Max's mum saw his funny dance one afternoon after walking into the garage when Max had friends around.
"He was always having friends over and was very popular. I was always telling them to turn the music down," Kim Achurch said.
Max left Evans River K-12 school at the start of the year to work full-time at Farmer Charlies, where he had been working since he was old enough to hold a job.
His manager, Luke Morrow, said Max was a great kid and a good worker. Kim also worked at Farmer Charlies, but Max would never call her 'mum' at work, he said.
Max was saving his Farmer Charlies wage to travel overseas with his cousin next year.

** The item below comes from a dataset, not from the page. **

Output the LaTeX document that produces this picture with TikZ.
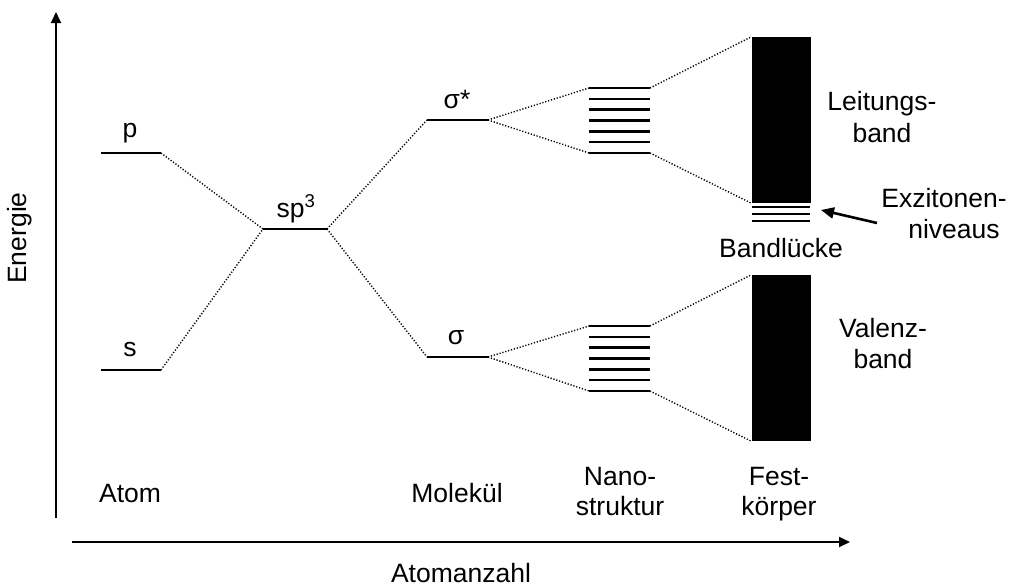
\documentclass[tikz,border=0pt]{standalone}
\usepackage{fontspec}
\setmainfont{Liberation Sans}
\usetikzlibrary{arrows.meta}
\begin{document}
\begin{tikzpicture}[x=1pt,y=-1pt,
  level/.style={line width=2.5pt},
  conn/.style={line width=1.4pt, dash pattern=on 1.2pt off 1.8pt},
  axis/.style={line width=1.9pt, -{Triangle[length=11pt,width=10pt]}},
  lbl/.style={anchor=base, inner sep=0pt, font=\fontsize{26.5}{31}\selectfont},
  band/.style={fill=black, draw=none}]
\useasboundingbox (0,0) rectangle (1013,587);
% axes
\coordinate (ax0) at (56,518);
\coordinate (ax1) at (56,12);
\coordinate (bx0) at (72,542);
\coordinate (bx1) at (850,542);
\draw[axis] (ax0) -- (ax1);
\draw[axis] (bx0) -- (bx1);
% levels
\coordinate (pL) at (101,153); \coordinate (pR) at (161,153);
\coordinate (sL) at (101,370); \coordinate (sR) at (161,370);
\coordinate (hL) at (263,229); \coordinate (hR) at (327,229);
\coordinate (asL) at (427,120); \coordinate (asR) at (488,120);
\coordinate (bL) at (427,357); \coordinate (bR) at (488,357);
\draw[level] (pL) -- (pR);
\draw[level] (sL) -- (sR);
\draw[level] (hL) -- (hR);
\draw[level] (asL) -- (asR);
\draw[level] (bL) -- (bR);
% nanostructure levels
\foreach \i in {0,...,6} {
  \draw[level] (589,{88+\i*10.8333}) -- (650,{88+\i*10.8333});
  \draw[level] (589,{326+\i*10.8333}) -- (650,{326+\i*10.8333});
}
\coordinate (nuTL) at (589,88);  \coordinate (nuTR) at (650,88);
\coordinate (nuBL) at (589,153); \coordinate (nuBR) at (650,153);
\coordinate (nlTL) at (589,326); \coordinate (nlTR) at (650,326);
\coordinate (nlBL) at (589,391); \coordinate (nlBR) at (650,391);
% bands
\node[band, minimum width=59pt, minimum height=166pt, inner sep=0pt] (cb) at (781,120) {};
\node[band, minimum width=59pt, minimum height=166pt, inner sep=0pt] (vb) at (781,358) {};
\draw[level] (752,207) -- (810,207);
\draw[level] (752,214) -- (810,214);
\draw[level] (752,221) -- (810,221);
% dotted connectors
\draw[conn] (pR) -- (hL);
\draw[conn] (sR) -- (hL);
\draw[conn] (hR) -- (asL);
\draw[conn] (hR) -- (bL);
\draw[conn] (asR) -- (nuTL);
\draw[conn] (asR) -- (nuBL);
\draw[conn] (bR) -- (nlTL);
\draw[conn] (bR) -- (nlBL);
\draw[conn] (nuTR) -- (cb.north west);
\draw[conn] (nuBR) -- (cb.south west);
\draw[conn] (nlTR) -- (vb.north west);
\draw[conn] (nlBR) -- (vb.south west);
% labels
\node[lbl] (tp) at (130,137) {p};
\node[lbl] (ts) at (130,356) {s};
\node[lbl] (th) at (296,217) {sp\textsuperscript{3}};
\node[lbl] (tas) at (457,108) {σ*};
\node[lbl] (tb) at (456,344) {σ};
\node[lbl] (tatom) at (130,502) {Atom};
\node[lbl] (tmol) at (457,502) {Molekül};
\node[lbl] (tn1) at (620,485) {Nano-};
\node[lbl] (tn2) at (620,515) {struktur};
\node[lbl] (tf1) at (779,485) {Fest-};
\node[lbl] (tf2) at (779,515) {körper};
\node[lbl] (tl1) at (882,110) {Leitungs-};
\node[lbl] (tl2) at (882,142) {band};
\node[lbl] (tv1) at (883,337) {Valenz-};
\node[lbl] (tv2) at (883,368) {band};
\node[lbl] (te1) at (944,207) {Exzitonen-};
\node[lbl] (te2) at (954,238) {niveaus};
\node[lbl] (tgap) at (781,257) {Bandlücke};
\node[lbl] (tx) at (461,582) {Atomanzahl};
\node[lbl, rotate=90] (ty) at (27,238) {Energie};
% exciton arrow
\coordinate (exT) at (877,223);
\coordinate (exH) at (821,210);
\draw[line width=2.6pt, -{Triangle[length=13pt,width=11pt]}] (exT) -- (exH);
\end{tikzpicture}
\end{document}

Lee said his son could name any flag in the world, and instead of saving for a car like most kids his age, Max was set on spreading his wings and seeing the world.
Despite his saving efforts, Max was also extremely generous. On Saturday, the day before he died, Max bought friend Brioney Tansley a skirt because her jeans had been soaked by the storm.
Brioney was still wearing the skirt yesterday when she joined friends at the spot where Max died.
Flowers and photos were tied to a pole at the site, and the letters 'M-A-X' were spelt out with plastic tubing on the school fence.
As friends and family gathered to mourn, they knew Max would just want everyone to smile.
To smile about his preference for Coon cheese, his love of lasagne, his talent on the hockey field, his love of music, his skinny jeans, his trips to the Cotton On fashion shop, his kindness, his accents and, of course, his funny dance.